Abriendo el sótano de la historia.
Un cementerio oculto bajo luces artificiales, eslóganes llamativos, cantos ebrios al dinero, promesas escritas con tinta envenenada y una bandera convertida en símbolo de desigualdad e injusticia, eso es lo que filma Scorsese en Los asesinos de la luna, adaptación del libro homónimo de David Grann que se estrenó, fuera de competición, en la pasada edición del Festival de Cannes.
A principios de los años veinte del siglo pasado, el pueblo nativo de los Osage encuentra petróleo en sus tierras, adquiriendo, como consecuencia, una riqueza de proporciones mayúsculas. Ernst Burkhart (Leonardo DiCaprio), un personaje de inteligencia limitada y conocimientos escasos, regresa a Estados Unidos después de haber sido cocinero del ejército durante la I Guerra Mundial y acude al pueblo de los Osage en busca de su tío, William Hale (Robert De Niro) —cacique de la zona cuya simpatía con los nativos no es más que una máscara que utiliza para ocultar, por puro interés, su racismo y sus oscuras intenciones—, para que le ayude a conseguir trabajo. Así, Ernst, después de trabajar como chófer durante un tiempo, se casa con Mollie (Lily Gladstone), una Osage heredera de un gran patrimonio, y empieza a colaborar de forma activa en la conspiración genocida orquestada por su tío para eliminar a los nativos y quedarse con su fortuna.

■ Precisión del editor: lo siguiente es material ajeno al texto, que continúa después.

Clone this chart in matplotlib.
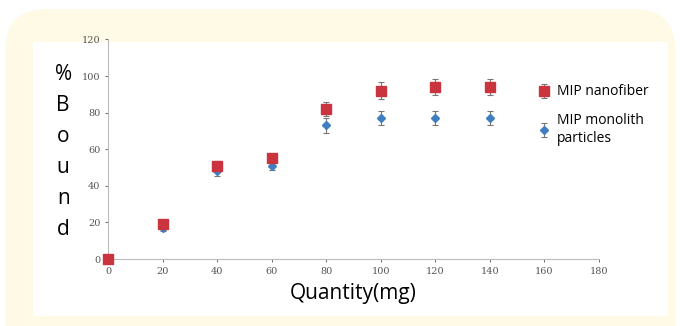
import matplotlib
matplotlib.use("Agg")
import matplotlib.pyplot as plt
from matplotlib.patches import FancyBboxPatch, Rectangle

# data
quantity = [0, 20, 40, 60, 80, 100, 120, 140]
nanofiber = [0, 19, 51, 55, 82, 92, 94, 94]
nanofiber_err = [0, 1.5, 2.5, 2.5, 4, 4.5, 4.5, 4.5]
monolith = [0, 17, 48, 51, 73, 77, 77, 77]
monolith_err = [0, 1.5, 2.5, 2.5, 4, 4, 4, 4]
ylabel_letters = ["%", "B", "o", "u", "n", "d"]

fig = plt.figure(figsize=(6.8, 3.26), dpi=100)

# yellow card with rounded corners and white panel on it
card = FancyBboxPatch((0.008, -0.2), 0.985, 1.172, boxstyle="round,pad=0,rounding_size=0.06",
                      transform=fig.transFigure, facecolor="#fefae6", edgecolor="none",
                      mutation_aspect=2.08, zorder=-10)
fig.patches.append(card)
panel = Rectangle((0.0485, 0.031), 0.934, 0.84, transform=fig.transFigure,
                  facecolor="white", edgecolor="none", zorder=-9)
fig.patches.append(panel)

ax = fig.add_axes([0.1588, 0.2055, 0.7221, 0.6736])
ax.set_facecolor("none")

ax.errorbar(quantity, nanofiber, yerr=nanofiber_err, fmt="s", color="#c9343f",
            markersize=6.5, ecolor="#777777", elinewidth=0.8, capsize=2, capthick=0.8,
            label="MIP nanofiber", zorder=3, clip_on=False)
ax.errorbar(quantity, monolith, yerr=monolith_err, fmt="D", color="#3f7fc1",
            markersize=4.5, ecolor="#777777", elinewidth=0.8, capsize=2, capthick=0.8,
            label="MIP monolith\nparticles", zorder=2, clip_on=False)

ax.set_xlim(0, 180)
ax.set_ylim(0, 120)
ax.set_xticks(range(0, 181, 20))
ax.set_yticks(range(0, 121, 20))
ax.tick_params(labelsize=7, colors="#555555", length=2, width=0.6)
for lbl in ax.get_xticklabels() + ax.get_yticklabels():
    lbl.set_family("DejaVu Serif")
for side in ["top", "right"]:
    ax.spines[side].set_visible(False)
for side in ["left", "bottom"]:
    ax.spines[side].set_color("#bbbbbb")
    ax.spines[side].set_linewidth(0.8)

ax.set_xlabel("Quantity(mg)", fontsize=15, fontfamily="Open Sans", labelpad=5)

# stacked letters for the y label
for i, ch in enumerate(ylabel_letters):
    fig.text(0.093, 0.77 - i * 0.095, ch, fontsize=15, fontfamily="Open Sans",
             ha="center", va="center")

ax.legend(loc="upper left", bbox_to_anchor=(0.782, 0.758), bbox_transform=fig.transFigure,
          frameon=False, handlelength=1.0, handletextpad=0.4,
          labelspacing=1.0, borderaxespad=0, prop={"family": "Open Sans", "size": 10})

fig.savefig("out.png", dpi=100)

El punto de vista lo es todo a la hora de contar una historia. Si no, que se lo digan a Estados Unidos, que ha empleado el cine prácticamente desde su nacimiento como medio propagandístico para convertir su versión de la Historia en el relato oficial exportado al extranjero, para blanquear el capitalismo y silenciar a sus víctimas y para vender su famoso American way of life como un ejemplo de sociedad perfecta y equilibrada en la que cada individuo puede ascender socialmente a base de esfuerzo y trabajo duro. No es casual, por tanto, que gran parte del cine clásico de Hollywood tenga unas bases tan reaccionarias y hagan una lectura de la realidad tan esquizoide que asustan. En Centauros del desierto, por poner un ejemplo, el protagonista, al que da vida John Wayne, es un fornido y heroico soldado que emprende una odisea épica para salvar a su sobrina, que ha sido secuestrada por los malvados comanches. En las batallas de indios contra vaqueros con las que tanto fantasean los niños, los personajes crueles, salvajes y sanguinarios siempre son los primeros, mientras que los segundos son nobles, justos y rectos. El séptimo arte tiene gran parte de la culpa de que la asociación de roles se desajuste tanto con la realidad.
En un primer momento, la idea de Scorsese era narrar el genocidio de los Osage con el agente del FBI que investigó los asesinatos como protagonista, personaje que, por cierto, iba a interpretar Leonardo DiCaprio. Durante el proceso de producción, el cineasta neoyorquino decidió reescribir el guion, cambiarle el punto de vista y contar la historia poniendo el foco en los nativos para devolverles la voz que se les arrebató, para recuperar del fondo del olvido sus cuerpos salvajemente asesinados, para señalar al poder, con nombres y apellidos, como responsable de una —no es la única— de las limpiezas étnicas sobre la que se construyó Estados Unidos. En Los asesinos de la luna, por tanto, el director de Uno de los nuestros se propone llevarle la contraria a toda la industria yanqui mostrando la sangre que se oculta bajo las estrellas doradas del país de las oportunidades. La idea es, sencillamente, abrir el sótano de la Historia, iluminarlo y poder estudiarlo en profundidad para construir un futuro que no esté viciado por los delitos del pasado. La pantalla se convierte así en un lienzo realista en el que se retrata con el máximo nivel de detalle posible el genocidio perpetrado por una codiciosa y ya de por sí rica élite que es la fiel representación del pensamiento y el comportamiento capitalista.
La puesta en escena es la más sobria y clásica de la filmografía de Scorsese: no hay aquí rastro de su ritmo frenético, de sus movimientos de cámara veloces y enloquecidos, de sus montajes eléctricos, de sus canciones de rock cañeras ni de sus explosiones de violencia viscerales. La intención es fusionar en todo momento la mirada de los Osage con la del espectador y dejar que el peso de los acontecimientos le aplaste, que los asesinatos muerdan sus pupilas y los llantos acampen en su memoria para que, a partir de ahora, cuando vuelva a pensar en las historias de indios y vaqueros, los segundos no sean, bajo ningún concepto, los buenos de la película.